The meeting minutes come after a series of Fed officials urged patience regarding rate cuts this week as inflation remains above the Fed's 2% target.
Notably, Atlanta Fed President Raphael Bostic last week said that it will take time before the central bank is confident that inflation will return to 2%, reiterating that only one rate cut will be necessary this year. He added, "Our new steady state is likely to be higher than what people have known over the last decade, maybe back to where we were in the 1990s and 2000s." 

Minneapolis Federal Reserve President Neel Kashkari told CNBC on Tuesday that it would require "many more months of positive inflation data" to convince him that the Fed should cut rates once or twice this year.

That said, investors' focus today is squarely on the quarter one U.S. Gross Domestic Product (GDP) data report, which is expected to show that the U.S. economy continues to be resilient.

It's worth noting that while economic strength offers some positive cues on oil demand, it also gives the Federal Reserve more headroom to keep rates high for longer — a trend that is expected to eventually eat into demand. 

Of greater importance to markets is also the Core Personal Consumption Expenditure (PCE) data report, popularly known as the Fed's preferred inflation gauge, which is expected to be released on Friday. As one of the key monetary policy indicators, tomorrow's outcome will likely influence the longer-term outlook on the Fed's rate outlook.

Beyond the Fed and interest rates, oil markets were also awaiting a meeting of the Organization of Petroleum Exporting Countries and Allies (OPEC+), which is set to take place virtually on June 2. The cartel is widely expected to maintain its current pace of production cuts past an end-June deadline. 
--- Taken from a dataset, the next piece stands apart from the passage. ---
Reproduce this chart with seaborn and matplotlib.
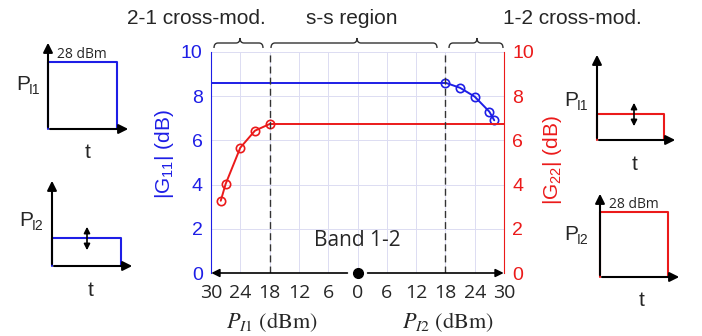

Technical Outlook: Four-Hour US WTI Crude Oil Price Chart

US WTI Crude Oil Price Retreats Further On Stronger U.S. Dollar Chart.png


From a technical perspective, the price's ability to extend the modest bounce from the vicinity of $80.433 (R2) level followed by a subsequent move below the $80.000 round mark and the $79.562 level (R1) which coincides with coincides with the technically strong 200-day (yellow) Exponential Moving Average (EMA), favours sellers and supports the case for further downside moves around the crude oil prices. A further increase in selling pressure will pave the way for a drop toward the 78.554 pivot level (P), about which, if the price finds acceptance below this level, downside pressure could gain further momentum, paving the way for a decline toward the upper-most downward trendline extending from the mid-April 2024 swing higher-highs. A subsequent break below this key resistance level, which has now turned to the support level, would act as a fresh trigger for new sellers to jump in, paving the way for an accelerated drop toward the 77.361 level (S1). A decisive move below this level will pave the way for a decline toward the $76.345 support level (S2) if this level fails to hold. The price manages to sweep liquidity below the $76.054 level; the precious black liquid price would turn vulnerable for a drop toward the $ 75.000 and $ 74.000, and in extreme bearish cases, the black liquid would drop further to retest the downward trendline, extending from the early-April 2024 swing lower-lows.

On the flip side, the $79.562 level (R1) now protects crude oil prices' immediate upside. A convincing move above this level would reaffirm the bullish bias and pave the way for a rise toward the $80.433 level (R2). If the price pierces this barrier, buying interest could gain further momentum, paving the way for more gains around US WTI crude oil prices.